12 June 2019

Experiencing Art with Others: A Step in the New Play Process

What’s special about plays as an art form and as a literary genre is the connection which they force between the story and the on-lookers.

Benedict Cumberbatch and Kenneth Branagh on movie adaptations of Hamlet

I could not tell you how many times I’ve seen and read Hamlet. Be it the National Theater’s production with Benedict Cumberbatch from 2015 or Kenneth Branagh’s 1996 production, I must have seen or read it dozens of times. I linger on the text, seek deeper meaning in every pronunciation of “to be or not to be.” Recently, though, I’ve not felt as satisfied after Fortinbras’ last line. I’m disappointed that Hamlet still hasn’t killed his uncle when he told his ghost-dad he would, that he wasn’t a little bit clearer with Ophelia to have saved her from herself.

Familiarity is a comfort, yet it leaves one wanting. Most theater-goers know how Cinderella will end, what Jack will find at the top of the beanstalk, that Romeo and Juliet won’t live to see the end of their familial difficulties. While it’s nice to be sure that there will or won’t be a happy ending, the repetition of old stories lacks novelty, intrigue, mystery. Thus, is the reason for the development of new plays, to invigorate the mind in new unknown places and situations.

The starting point for any new work is inspiration, a spark that creates a storyline, characters, scenes. For Marisela Traviño Orta, writer of NCT’s world premier play, Return to Sender, her theatrical concepts begin with the characters who will be living in her world. “For me,” she said, “plays often begin with an image or a character that has a very specific conflict they are encountering. I often know how a play ends and begins—specifically the opening and closing images.” Marisela added that she works to get to know her characters deeply, what their traits, their thoughts, their emotions are. They are the driving force of her works, as opposed to a preconceived outline. “Writing the play is an act of discovery and I love finding out where the story will go as I write.”

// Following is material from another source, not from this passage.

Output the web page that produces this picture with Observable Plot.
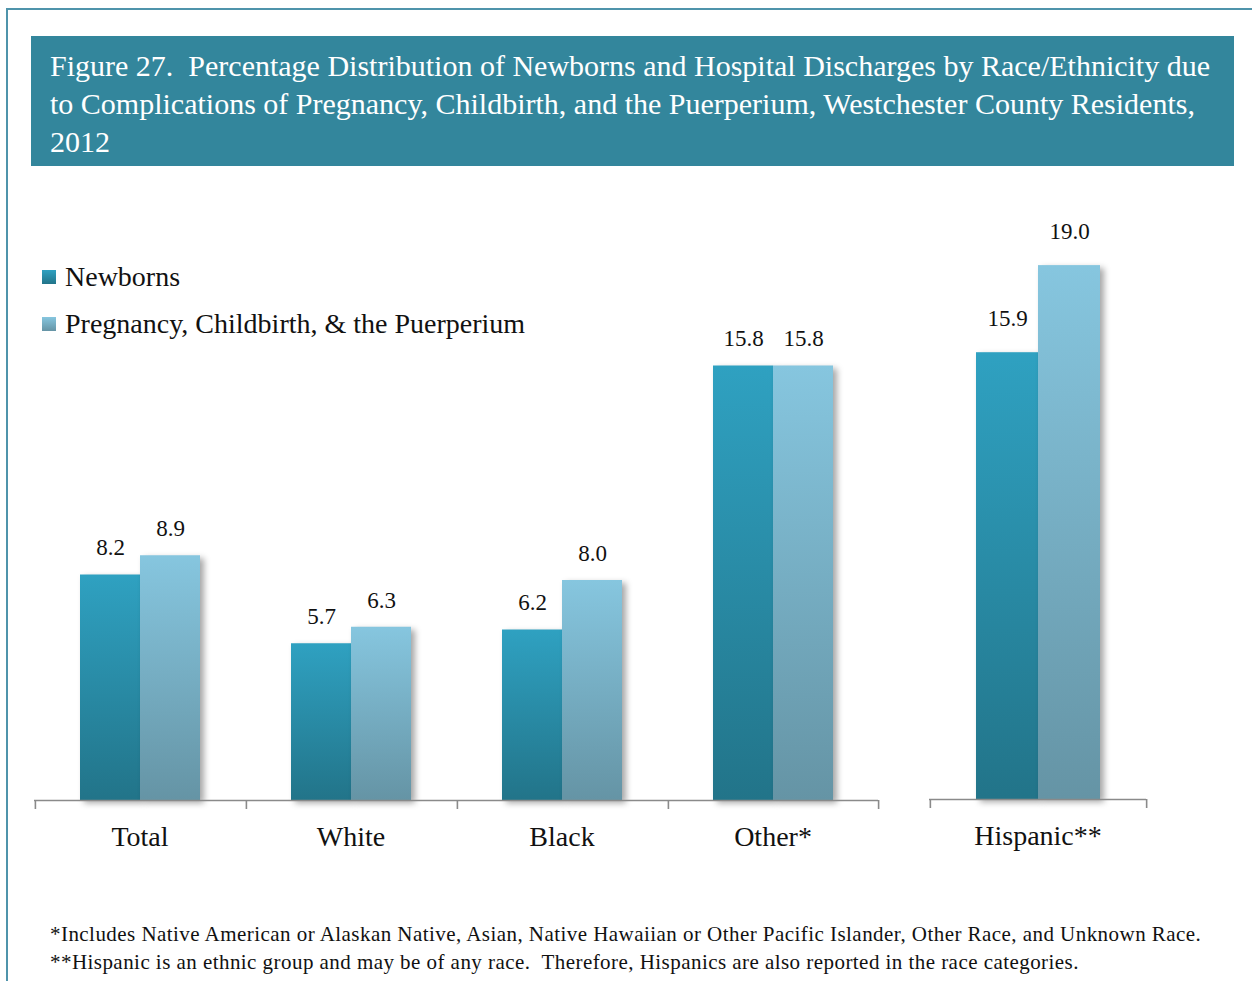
<!DOCTYPE html>
<html><head><meta charset="utf-8">
<script src="https://cdn.jsdelivr.net/npm/d3@7"></script>
<script src="https://cdn.jsdelivr.net/npm/@observablehq/plot@0.6"></script>
<style>
html,body{margin:0;padding:0;background:#fff;}
body{width:1252px;height:981px;position:relative;overflow:hidden;font-family:"Liberation Serif","DejaVu Serif",serif;color:#111;}
#frame{position:absolute;left:6px;top:8px;width:1300px;height:1100px;border-top:2px solid #4f94ab;border-left:2px solid #4f94ab;}
#title{position:absolute;left:31px;top:36px;width:1203px;height:130px;background:#33869c;color:#fff;font-size:30px;line-height:38px;box-sizing:border-box;padding:11px 0 0 19px;white-space:nowrap;}
#legend{position:absolute;left:42px;top:253px;font-size:28px;}
.item{display:flex;align-items:center;height:47px;white-space:nowrap;}
.sw{width:14px;height:14px;margin-right:9px;}
#left,#right{position:absolute;top:200px;}
#left{left:-2px;}
#right{left:900px;}
#notes{position:absolute;left:50px;top:920px;font-size:21px;letter-spacing:0.45px;line-height:28px;white-space:pre;}
</style>
</head><body>
<div id="frame"></div>
<div id="title">Figure 27.&nbsp; Percentage Distribution of Newborns and Hospital Discharges by Race/Ethnicity due<br>to Complications of Pregnancy, Childbirth, and the Puerperium, Westchester County Residents,<br>2012</div>
<div id="legend"></div>
<div id="left"></div>
<div id="right"></div>
<div id="notes"></div>
<script>
// ---- data ----
const series = ["Newborns", "Pregnancy, Childbirth, & the Puerperium"];
const raceCategories = ["Total", "White", "Black", "Other*"];
const raceNewborns = [8.2, 5.7, 6.2, 15.8];
const racePregnancy = [8.9, 6.3, 8.0, 15.8];
const ethnicCategories = ["Hispanic**"];
const ethnicNewborns = [15.9];
const ethnicPregnancy = [19.0];
const footnotes = [
  "*Includes Native American or Alaskan Native, Asian, Native Hawaiian or Other Pacific Islander, Other Race, and Unknown Race.",
  "**Hispanic is an ethnic group and may be of any race.  Therefore, Hispanics are also reported in the race categories."
];

// ---- styles ----
const grads = {
  a: ["#2fa1c1", "#227489"],
  b: ["#86c6df", "#6594a5"]
};
const fmt = d3.format(".1f");

function chart(cats, nb, pg, o) {
  const data = cats.flatMap((c, i) => [
    {cat: c, series: series[0], value: nb[i]},
    {cat: c, series: series[1], value: pg[i]}
  ]);
  const innerW = o.width - o.marginLeft - o.marginRight;
  const facetW = innerW / cats.length;
  const po = 0.73;
  const step = facetW / (2 + 2 * po);
  const edge = po * step + step / 2;
  const shadow = "drop-shadow(4px 3px 3px rgba(0,0,0,0.35))";
  const svg = Plot.plot({
    width: o.width, height: o.height,
    marginTop: o.marginTop, marginBottom: o.height - o.marginTop - o.innerH,
    marginLeft: o.marginLeft, marginRight: o.marginRight,
    style: {fontFamily: "'Liberation Serif', serif", fontSize: "23px", color: "#111", overflow: "visible", background: "transparent"},
    fx: {domain: cats, padding: 0},
    x: {domain: series, paddingInner: 0, paddingOuter: po, axis: null},
    y: {domain: [0, 20], axis: null},
    marks: [
      Plot.barY(data.filter(d => d.series === series[0]), {fx: "cat", x: "series", y: "value", fill: `url(#${o.id}-a)`, imageFilter: shadow}),
      Plot.barY(data.filter(d => d.series === series[1]), {fx: "cat", x: "series", y: "value", fill: `url(#${o.id}-b)`, imageFilter: shadow}),
      Plot.ruleY([0], {stroke: "#8a8a8a", strokeWidth: 1.6}),
      Plot.ruleX(data.filter(d => d.series === series[0]), {fx: "cat", x: "series", y1: 0, y2: 0, insetBottom: -9, dx: -edge, stroke: "#8a8a8a", strokeWidth: 1.6}),
      Plot.ruleX(data.filter(d => d.series === series[1] && d.cat === cats[cats.length - 1]), {fx: "cat", x: "series", y1: 0, y2: 0, insetBottom: -9, dx: edge, stroke: "#8a8a8a", strokeWidth: 1.6}),
      Plot.text(data, {fx: "cat", x: "series", y: "value", text: d => fmt(d.value), dy: o.dy, fontSize: 23, fill: "#111"}),
      Plot.axisFx({anchor: "bottom", tickSize: 0, tickPadding: 26, fontSize: 28, label: null, fill: "#111"})
    ]
  });
  const defs = d3.select(svg).insert("defs", ":first-child");
  for (const k of ["a", "b"]) {
    const g = defs.append("linearGradient").attr("id", `${o.id}-${k}`).attr("x1", 0).attr("y1", 0).attr("x2", 0).attr("y2", 1);
    g.append("stop").attr("offset", "0%").attr("stop-color", grads[k][0]);
    g.append("stop").attr("offset", "100%").attr("stop-color", grads[k][1]);
  }
  return svg;
}

document.getElementById("left").append(chart(raceCategories, raceNewborns, racePregnancy,
  {id: "race", width: 900, height: 660, marginTop: 50, innerH: 550, marginLeft: 35, marginRight: 20, dy: -27}));
document.getElementById("right").append(chart(ethnicCategories, ethnicNewborns, ethnicPregnancy,
  {id: "eth", width: 352, height: 660, marginTop: 37, innerH: 562, marginLeft: 29, marginRight: 106, dy: -34}));

// legend
const leg = d3.select("#legend");
series.forEach((s, i) => {
  const k = i === 0 ? "a" : "b";
  const it = leg.append("div").attr("class", "item");
  it.append("div").attr("class", "sw").style("background", `linear-gradient(${grads[k][0]}, ${grads[k][1]})`);
  it.append("span").text(s);
});
// notes
d3.select("#notes").selectAll("div").data(footnotes).join("div").text(d => d);
</script>
</body></html>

Return to Sender is adapted from a novel of the same title by Julia Alvarez. The topic of the play, which Orta calls “challenging and necessary,” deals with Mexican immigrants in the United States. It closely follows two families from near opposite sides of North America intertwined on a farm in Vermont, relying on one another and having the opportunity to see each other for who they truly are- human beings. Though Orta uses the plot of Alvarez’s story in her own work, she sees adapting the story as an exercise rather than an ownership. “The story does not belong to you, but to the novel’s author,” she said. “My job it to honor that story—make sure the spirit of that story feels intact on stage.” Orta feels present in the imagery of the play, rather than the invention. She finds herself in how the story which she read is told.

Production is an important step in the creation of new plays. One may read a line as many times over as they please without finding anything striking in it, but there’s a large difference between reading “no” and hearing it shouted at you. Marisela, when asked about challenges she and other playwrights face, began with the importance of production. “Plays need productions in order for a playwright to finish them. Not just one—multiple productions. You learn so much when you’re in the production process and that learning doesn’t stop when the show opens. I currently have a play that has had 3 productions this season and after each play opened, I’ve had a different epiphany about the play—learned something that I took to the next production. I think maybe—maybe—by the fourth production I will feel like I’ve almost finished the script.”

Return to Sender by Julia Alvarez Book Cover

In conversing with Marisela, what intrigued me the most was her ideas on the purpose of a play. “I believe all art has purpose—it asks us to reflect,” she began. “I think plays absolutely do that, but theatre is also unique in that it asks us to experience the art with others. There are studies that have shown that when people sit together as an audience and watch a play in a darkened theatre, that their heartbeats and breath sync up. There aren’t many communal experiences that affect us like that and that I think that is the magic of theatre.” I completely agree with her. To me, there’s something truly unique about having action played out in front of you. There’s no screen to divide the actor from the audience. One could reach out and touch the characters in front of them as much as they can touch the people around them. What’s special about plays as an art from and as a literary genre is the connection which they force between the story and the on-lookers.

There is no step-by-step to developing and producing a play, as Orta pointed out. One may find inspiration in a novel and allow that to guide their work. One may have their play produced within a week of its creation, another may take years to see their work on stage. Some find themselves guided by their characters and some place their characters directly. Plays are, nevertheless, magical, as Marisela and I both agree on. “The actors are feet away from you. While TV and Film can use CGI, theatre has to create magic before your very eyes and I find that so much more moving and spectacular…theatre asks us to suspend our imaginations in a way that the other forms do not.”